Stockholm (HedgeNordic) – One of the largest Swedish pension fund managers finds hedge funds unappealing and costly in the current environment and has opted to perform nearly all asset management in-house.
Hans Sterte (pictured), the chief investment officer of occupational pension provider Alecta, called hedge funds “expensive black-box investments” in an interview with Bloomberg. “Investors haven’t been paid well in the hedge fund asset-class for a long time now,” he told Bloomberg. “I know there are funds that are doing a great job, but they are usually closed and can’t provide us with sufficient volumes to make a difference to our returns.”
Alecta, which provides occupational pensions to companies and their employees, had investment assets of SEK 827 billion at the end of last year, with around 39 percent of those assets being allocated to equities.
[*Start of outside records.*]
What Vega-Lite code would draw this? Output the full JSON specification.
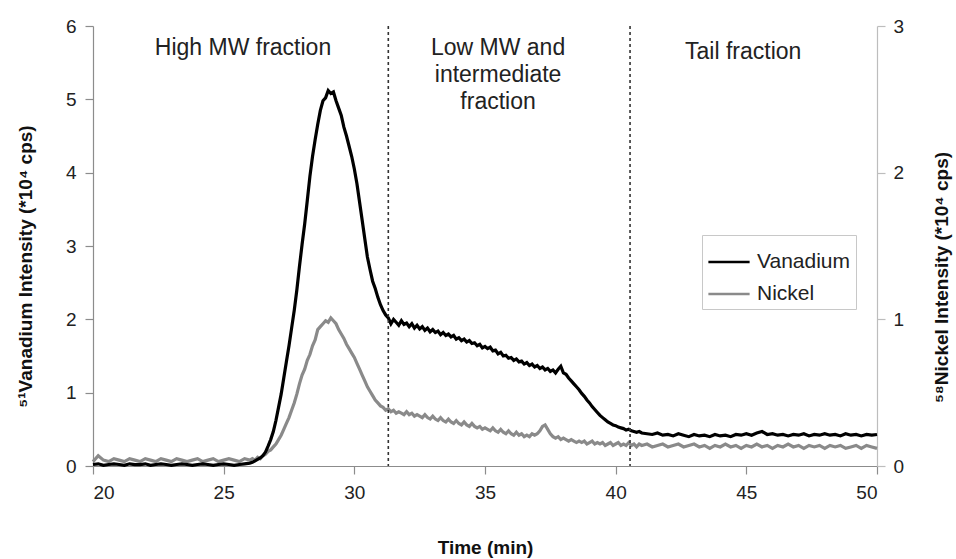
{
 "$schema": "https://vega.github.io/schema/vega-lite/v6.json",
 "width": 784,
 "height": 440,
 "autosize": {"type": "none"},
 "padding": {"left": 93, "top": 26, "right": 79, "bottom": 93},
 "background": "white",
 "config": {
  "font": "Liberation Sans",
  "view": {"stroke": null},
  "axis": {"grid": false, "domainColor": "#8c8c8c", "tickColor": "#8c8c8c", "labelColor": "#222222", "titleColor": "#111111", "labelFontSize": 19, "titleFontSize": 19, "titleFontWeight": "bold", "tickSize": 8, "labelPadding": 9, "domainWidth": 1.2, "tickWidth": 1.2},
  "legend": {"orient": "none", "legendX": 609, "legendY": 209, "direction": "vertical", "symbolType": "stroke", "symbolSize": 1700, "symbolStrokeWidth": 2.4, "labelFontSize": 21, "labelColor": "#222222", "strokeColor": "#c8c8c8", "padding": 5, "rowPadding": -10, "labelOffset": 6, "fillColor": "white"}
 },
 "datasets": {
  "trace": [
   {"t":20.0,"V":0.02,"N":0.03},{"t":20.2,"V":0.03,"N":0.07},{"t":20.4,"V":0.01,"N":0.04},{"t":20.6,"V":0.02,"N":0.03},{"t":20.8,"V":0.03,"N":0.05},
   {"t":21.0,"V":0.02,"N":0.04},{"t":21.2,"V":0.01,"N":0.03},{"t":21.4,"V":0.03,"N":0.05},{"t":21.6,"V":0.02,"N":0.04},{"t":21.8,"V":0.02,"N":0.03},
   {"t":22.0,"V":0.03,"N":0.05},{"t":22.2,"V":0.01,"N":0.04},{"t":22.4,"V":0.02,"N":0.03},{"t":22.6,"V":0.03,"N":0.05},{"t":22.8,"V":0.02,"N":0.04},
   {"t":23.0,"V":0.01,"N":0.03},{"t":23.2,"V":0.02,"N":0.05},{"t":23.4,"V":0.03,"N":0.04},{"t":23.6,"V":0.02,"N":0.03},{"t":23.8,"V":0.01,"N":0.04},
   {"t":24.0,"V":0.02,"N":0.05},{"t":24.2,"V":0.03,"N":0.03},{"t":24.4,"V":0.02,"N":0.04},{"t":24.6,"V":0.01,"N":0.05},{"t":24.8,"V":0.02,"N":0.03},
   {"t":25.0,"V":0.03,"N":0.04},{"t":25.2,"V":0.02,"N":0.05},{"t":25.4,"V":0.01,"N":0.04},{"t":25.6,"V":0.02,"N":0.03},{"t":25.8,"V":0.03,"N":0.05},
   {"t":26.0,"V":0.04,"N":0.04},{"t":26.1,"V":0.05,"N":0.05},{"t":26.2,"V":0.07,"N":0.04},{"t":26.3,"V":0.09,"N":0.06},{"t":26.4,"V":0.11,"N":0.05},
   {"t":26.5,"V":0.14,"N":0.07},{"t":26.6,"V":0.19,"N":0.08},{"t":26.7,"V":0.27,"N":0.10},{"t":26.8,"V":0.36,"N":0.11},{"t":26.9,"V":0.47,"N":0.13},
   {"t":27.0,"V":0.62,"N":0.15},{"t":27.1,"V":0.80,"N":0.18},{"t":27.2,"V":0.98,"N":0.21},{"t":27.3,"V":1.20,"N":0.25},{"t":27.4,"V":1.42,"N":0.29},
   {"t":27.5,"V":1.64,"N":0.33},{"t":27.6,"V":1.88,"N":0.38},{"t":27.7,"V":2.12,"N":0.43},{"t":27.8,"V":2.40,"N":0.49},{"t":27.9,"V":2.72,"N":0.56},
   {"t":28.0,"V":3.02,"N":0.62},{"t":28.1,"V":3.30,"N":0.66},{"t":28.2,"V":3.62,"N":0.72},{"t":28.3,"V":3.95,"N":0.76},{"t":28.4,"V":4.22,"N":0.82},
   {"t":28.5,"V":4.45,"N":0.86},{"t":28.6,"V":4.66,"N":0.93},{"t":28.7,"V":4.85,"N":0.95},{"t":28.8,"V":4.98,"N":0.97},{"t":28.9,"V":5.02,"N":0.99},
   {"t":29.0,"V":5.12,"N":0.98},{"t":29.1,"V":5.08,"N":1.01},{"t":29.2,"V":5.10,"N":0.99},{"t":29.3,"V":4.98,"N":0.97},{"t":29.4,"V":4.88,"N":0.93},
   {"t":29.5,"V":4.78,"N":0.90},{"t":29.6,"V":4.62,"N":0.87},{"t":29.7,"V":4.50,"N":0.83},{"t":29.8,"V":4.36,"N":0.80},{"t":29.9,"V":4.22,"N":0.77},
   {"t":30.0,"V":4.05,"N":0.74},{"t":30.1,"V":3.85,"N":0.70},{"t":30.2,"V":3.60,"N":0.66},{"t":30.3,"V":3.35,"N":0.62},{"t":30.4,"V":3.10,"N":0.58},
   {"t":30.5,"V":2.85,"N":0.54},{"t":30.6,"V":2.68,"N":0.51},{"t":30.7,"V":2.52,"N":0.48},{"t":30.8,"V":2.42,"N":0.45},{"t":30.9,"V":2.30,"N":0.43},
   {"t":31.0,"V":2.20,"N":0.41},{"t":31.1,"V":2.12,"N":0.40},{"t":31.2,"V":2.06,"N":0.38},{"t":31.3,"V":2.02,"N":0.39},{"t":31.4,"V":1.94,"N":0.37},
   {"t":31.5,"V":2.00,"N":0.38},{"t":31.6,"V":1.96,"N":0.36},{"t":31.7,"V":1.92,"N":0.37},{"t":31.8,"V":1.98,"N":0.36},{"t":31.9,"V":1.93,"N":0.35},
   {"t":32.0,"V":1.95,"N":0.37},{"t":32.1,"V":1.90,"N":0.35},{"t":32.2,"V":1.94,"N":0.36},{"t":32.3,"V":1.88,"N":0.34},{"t":32.4,"V":1.92,"N":0.35},
   {"t":32.5,"V":1.87,"N":0.34},{"t":32.6,"V":1.90,"N":0.33},{"t":32.7,"V":1.85,"N":0.35},{"t":32.8,"V":1.88,"N":0.33},{"t":32.9,"V":1.83,"N":0.32},
   {"t":33.0,"V":1.86,"N":0.34},{"t":33.1,"V":1.82,"N":0.32},{"t":33.2,"V":1.84,"N":0.31},{"t":33.3,"V":1.79,"N":0.33},{"t":33.4,"V":1.82,"N":0.31},
   {"t":33.5,"V":1.78,"N":0.30},{"t":33.6,"V":1.80,"N":0.32},{"t":33.7,"V":1.76,"N":0.30},{"t":33.8,"V":1.78,"N":0.29},{"t":33.9,"V":1.73,"N":0.31},
   {"t":34.0,"V":1.75,"N":0.29},{"t":34.1,"V":1.71,"N":0.28},{"t":34.2,"V":1.73,"N":0.30},{"t":34.3,"V":1.69,"N":0.28},{"t":34.4,"V":1.71,"N":0.27},
   {"t":34.5,"V":1.67,"N":0.29},{"t":34.6,"V":1.68,"N":0.27},{"t":34.7,"V":1.64,"N":0.26},{"t":34.8,"V":1.66,"N":0.27},{"t":34.9,"V":1.61,"N":0.25},
   {"t":35.0,"V":1.63,"N":0.26},{"t":35.1,"V":1.60,"N":0.25},{"t":35.2,"V":1.62,"N":0.24},{"t":35.3,"V":1.57,"N":0.26},{"t":35.4,"V":1.58,"N":0.24},
   {"t":35.5,"V":1.53,"N":0.23},{"t":35.6,"V":1.55,"N":0.25},{"t":35.7,"V":1.50,"N":0.23},{"t":35.8,"V":1.51,"N":0.22},{"t":35.9,"V":1.47,"N":0.24},
   {"t":36.0,"V":1.48,"N":0.22},{"t":36.1,"V":1.44,"N":0.21},{"t":36.2,"V":1.46,"N":0.23},{"t":36.3,"V":1.42,"N":0.21},{"t":36.4,"V":1.43,"N":0.22},
   {"t":36.5,"V":1.39,"N":0.20},{"t":36.6,"V":1.41,"N":0.21},{"t":36.7,"V":1.37,"N":0.20},{"t":36.8,"V":1.39,"N":0.22},{"t":36.9,"V":1.35,"N":0.21},
   {"t":37.0,"V":1.37,"N":0.22},{"t":37.1,"V":1.33,"N":0.24},{"t":37.2,"V":1.35,"N":0.27},{"t":37.3,"V":1.31,"N":0.28},{"t":37.4,"V":1.33,"N":0.25},
   {"t":37.5,"V":1.29,"N":0.22},{"t":37.6,"V":1.31,"N":0.20},{"t":37.7,"V":1.27,"N":0.19},{"t":37.8,"V":1.32,"N":0.20},{"t":37.9,"V":1.36,"N":0.18},
   {"t":38.0,"V":1.27,"N":0.19},{"t":38.1,"V":1.25,"N":0.18},{"t":38.2,"V":1.20,"N":0.17},{"t":38.3,"V":1.16,"N":0.18},{"t":38.4,"V":1.12,"N":0.17},
   {"t":38.5,"V":1.08,"N":0.16},{"t":38.6,"V":1.04,"N":0.17},{"t":38.7,"V":0.99,"N":0.16},{"t":38.8,"V":0.95,"N":0.17},{"t":38.9,"V":0.90,"N":0.15},
   {"t":39.0,"V":0.86,"N":0.16},{"t":39.1,"V":0.81,"N":0.17},{"t":39.2,"V":0.77,"N":0.15},{"t":39.3,"V":0.73,"N":0.16},{"t":39.4,"V":0.69,"N":0.15},
   {"t":39.5,"V":0.66,"N":0.16},{"t":39.6,"V":0.63,"N":0.14},{"t":39.7,"V":0.60,"N":0.15},{"t":39.8,"V":0.58,"N":0.16},{"t":39.9,"V":0.56,"N":0.14},
   {"t":40.0,"V":0.55,"N":0.15},{"t":40.1,"V":0.53,"N":0.16},{"t":40.2,"V":0.52,"N":0.14},{"t":40.3,"V":0.51,"N":0.15},{"t":40.4,"V":0.49,"N":0.14},
   {"t":40.5,"V":0.50,"N":0.16},{"t":40.6,"V":0.48,"N":0.14},{"t":40.7,"V":0.47,"N":0.15},{"t":40.8,"V":0.46,"N":0.13},{"t":40.9,"V":0.47,"N":0.15},
   {"t":41.0,"V":0.45,"N":0.14},{"t":41.2,"V":0.44,"N":0.15},{"t":41.4,"V":0.43,"N":0.13},{"t":41.6,"V":0.45,"N":0.14},{"t":41.8,"V":0.42,"N":0.15},
   {"t":42.0,"V":0.43,"N":0.13},{"t":42.2,"V":0.41,"N":0.14},{"t":42.4,"V":0.44,"N":0.15},{"t":42.6,"V":0.42,"N":0.13},{"t":42.8,"V":0.40,"N":0.14},
   {"t":43.0,"V":0.43,"N":0.15},{"t":43.2,"V":0.41,"N":0.13},{"t":43.4,"V":0.42,"N":0.14},{"t":43.6,"V":0.40,"N":0.12},{"t":43.8,"V":0.43,"N":0.14},
   {"t":44.0,"V":0.41,"N":0.13},{"t":44.2,"V":0.42,"N":0.15},{"t":44.4,"V":0.40,"N":0.13},{"t":44.6,"V":0.43,"N":0.14},{"t":44.8,"V":0.42,"N":0.12},
   {"t":45.0,"V":0.44,"N":0.14},{"t":45.2,"V":0.42,"N":0.13},{"t":45.4,"V":0.45,"N":0.15},{"t":45.6,"V":0.47,"N":0.13},{"t":45.8,"V":0.43,"N":0.14},
   {"t":46.0,"V":0.44,"N":0.12},{"t":46.2,"V":0.42,"N":0.14},{"t":46.4,"V":0.43,"N":0.13},{"t":46.6,"V":0.41,"N":0.15},{"t":46.8,"V":0.43,"N":0.13},
   {"t":47.0,"V":0.42,"N":0.14},{"t":47.2,"V":0.44,"N":0.12},{"t":47.4,"V":0.41,"N":0.14},{"t":47.6,"V":0.43,"N":0.13},{"t":47.8,"V":0.42,"N":0.14},
   {"t":48.0,"V":0.44,"N":0.12},{"t":48.2,"V":0.42,"N":0.14},{"t":48.4,"V":0.43,"N":0.13},{"t":48.6,"V":0.41,"N":0.14},{"t":48.8,"V":0.44,"N":0.12},
   {"t":49.0,"V":0.42,"N":0.13},{"t":49.2,"V":0.43,"N":0.14},{"t":49.4,"V":0.41,"N":0.12},{"t":49.6,"V":0.43,"N":0.14},{"t":49.8,"V":0.42,"N":0.13},
   {"t":50.0,"V":0.43,"N":0.12}
  ],
  "notes": [
   {"label":"High MW fraction","t":25.74,"V":5.70},
   {"label":"Low MW and","t":35.5,"V":5.70},
   {"label":"intermediate","t":35.5,"V":5.33},
   {"label":"fraction","t":35.5,"V":4.97},
   {"label":"Tail fraction","t":44.88,"V":5.65}
  ],
  "cuts": [{"t":31.3},{"t":40.55}]
 },
 "encoding": {
  "x": {"field": "t", "type": "quantitative", "title": "Time (min)", "scale": {"domain": [20, 50], "nice": false}, "axis": {"values": [20, 25, 30, 35, 40, 45, 50], "titlePadding": 36}}
 },
 "layer": [
  {
   "data": {"name": "trace"},
   "mark": {"type": "line", "strokeWidth": 3.2},
   "encoding": {
    "y": {"field": "N", "type": "quantitative", "title": "⁵⁸Nickel Intensity (*10⁴ cps)", "scale": {"domain": [0, 3], "nice": false}, "axis": {"orient": "right", "values": [0, 1, 2, 3], "titleAngle": -90, "titlePadding": 48, "titleY": 251, "domainColor": "#bdbdbd", "tickColor": "#bdbdbd", "labelPadding": 8}},
    "color": {"datum": "Nickel", "type": "nominal", "scale": {"domain": ["Vanadium", "Nickel"], "range": ["#000000", "#8a8a8a"]}, "legend": {"title": null}}
   }
  },
  {
   "encoding": {
    "y": {"field": "V", "type": "quantitative", "title": "⁵¹Vanadium Intensity (*10⁴ cps)", "scale": {"domain": [0, 6], "nice": false}, "axis": {"orient": "left", "values": [0, 1, 2, 3, 4, 5, 6], "titlePadding": 30, "titleY": 240}}
   },
   "layer": [
    {
     "data": {"name": "trace"},
     "mark": {"type": "line", "strokeWidth": 3.2},
     "encoding": {
      "color": {"datum": "Vanadium", "type": "nominal", "scale": {"domain": ["Vanadium", "Nickel"], "range": ["#000000", "#8a8a8a"]}, "legend": {"title": null}}
     }
    },
    {
     "data": {"name": "notes"},
     "mark": {"type": "text", "fontSize": 23, "color": "#222222", "baseline": "middle", "align": "center"},
     "encoding": {"text": {"field": "label"}}
    }
   ]
  },
  {
   "data": {"name": "cuts"},
   "mark": {"type": "rule", "strokeDash": [3, 3], "color": "#333333", "strokeWidth": 1.6},
   "encoding": {}
  }
 ],
 "resolve": {"scale": {"y": "independent"}}
}
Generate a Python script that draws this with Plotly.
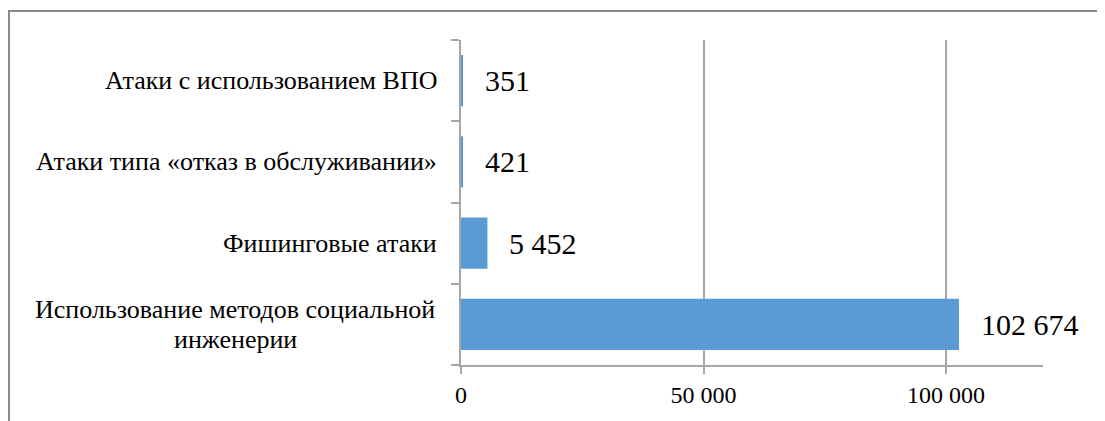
import plotly.graph_objects as go

categories = [
    "Использование методов социальной<br>инженерии",
    "Фишинговые атаки",
    "Атаки типа «отказ в обслуживании»",
    "Атаки с использованием ВПО",
]
values = [102674, 5452, 421, 351]
x_ticks = [0, 50000, 100000]
x_tick_labels = ["0", "50 000", "100 000"]

FONT = "Liberation Serif"
GRID = "#a6a6a6"
BAR = "#5b9bd5"

# page has an 8px body margin
W, H = 1097, 413
L, R, T, B = 453, 62, 32, 56
pw = W - L - R
ph = H - T - B
LINE_H = 30

fig = go.Figure()
fig.add_trace(go.Bar(
    y=categories, x=values, orientation="h",
    marker=dict(color=BAR, line=dict(width=0)),
    hoverinfo="skip",
))

annotations = []
for c, v in zip(categories, values):
    annotations.append(dict(
        x=v, y=c, xref="x", yref="y", text=f"{v:,}".replace(",", " "),
        showarrow=False, xanchor="left", yanchor="middle", xshift=20,
        font=dict(family=FONT, size=30, color="black"),
    ))
    lines = c.split("<br>")
    n = len(lines)
    for i, ln in enumerate(lines):
        annotations.append(dict(
            x=0, y=c, xref="paper", yref="y", text=ln,
            showarrow=False, xanchor="center" if n > 1 else "right",
            yanchor="middle",
            xshift=-22 - (204 if n > 1 else 0),
            yshift=((n - 1) / 2 - i) * LINE_H,
            font=dict(family=FONT, size=26, color="black"),
        ))

border = dict(
    type="rect", xref="paper", yref="paper",
    x0=(1 - L) / pw, x1=(W + 10 - L) / pw,
    y0=-(H + 10 - T - ph) / ph, y1=(T + ph - 3) / ph,
    line=dict(color="#8c8c8c", width=2), fillcolor="rgba(0,0,0,0)",
    layer="below",
)

fig.update_layout(
    width=W, height=H,
    margin=dict(l=L, r=R, t=T, b=B, pad=0),
    paper_bgcolor="white", plot_bgcolor="white",
    showlegend=False,
    bargap=0.37,
    separators=", ",
    annotations=annotations,
    shapes=[border],
    xaxis=dict(
        range=[0, 120000], tickvals=x_ticks, ticktext=x_tick_labels,
        showgrid=True, gridcolor=GRID, gridwidth=1.5,
        showline=True, linecolor=GRID, linewidth=1.5,
        ticks="outside", ticklen=7, tickcolor=GRID, tickwidth=1.5,
        tickfont=dict(family=FONT, size=24, color="black"),
        zeroline=False, fixedrange=True,
    ),
    yaxis=dict(
        type="category", categoryorder="array", categoryarray=categories,
        showticklabels=False,
        showline=True, linecolor=GRID, linewidth=1.5,
        ticks="outside", ticklen=8, tickcolor=GRID, tickwidth=1.5,
        tickson="boundaries", showgrid=False, zeroline=False,
        fixedrange=True,
    ),
)

fig.write_html("out.html", config=dict(displayModeBar=False))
Roughly ten percent of assets were allocated to real estate, and the remaining 51 percent of assets were invested in debt securities. Alecta conducts almost all its investing in-house, a unique approach for such a large portfolio. The pension provider’s equity investments are concentrated to around 100 listed stocks.
“Our style is old school as we still have in-house analysts,” Sterte told Bloomberg. “It’s a very concentrated portfolio. We have about 360 billion kronor invested in 100 equities. The 30 largest holdings are half of the equity portfolio.” This approach has proven to be an efficient model so far for Alecta, resulting in low fees and good returns. The average annual return earned by Alecta’s defined contribution pension product in the past five years through the end of last year reached 6.7 percent.
Alecta’s chief investment officer said the pension fund manager plans to increase exposure to infrastructure, real estate, and forestry assets but acknowledged that infrastructure “is getting expensive, as so many want to invest in it.” Hans Sterte also reckons private equity as an asset class is “far too expensive.”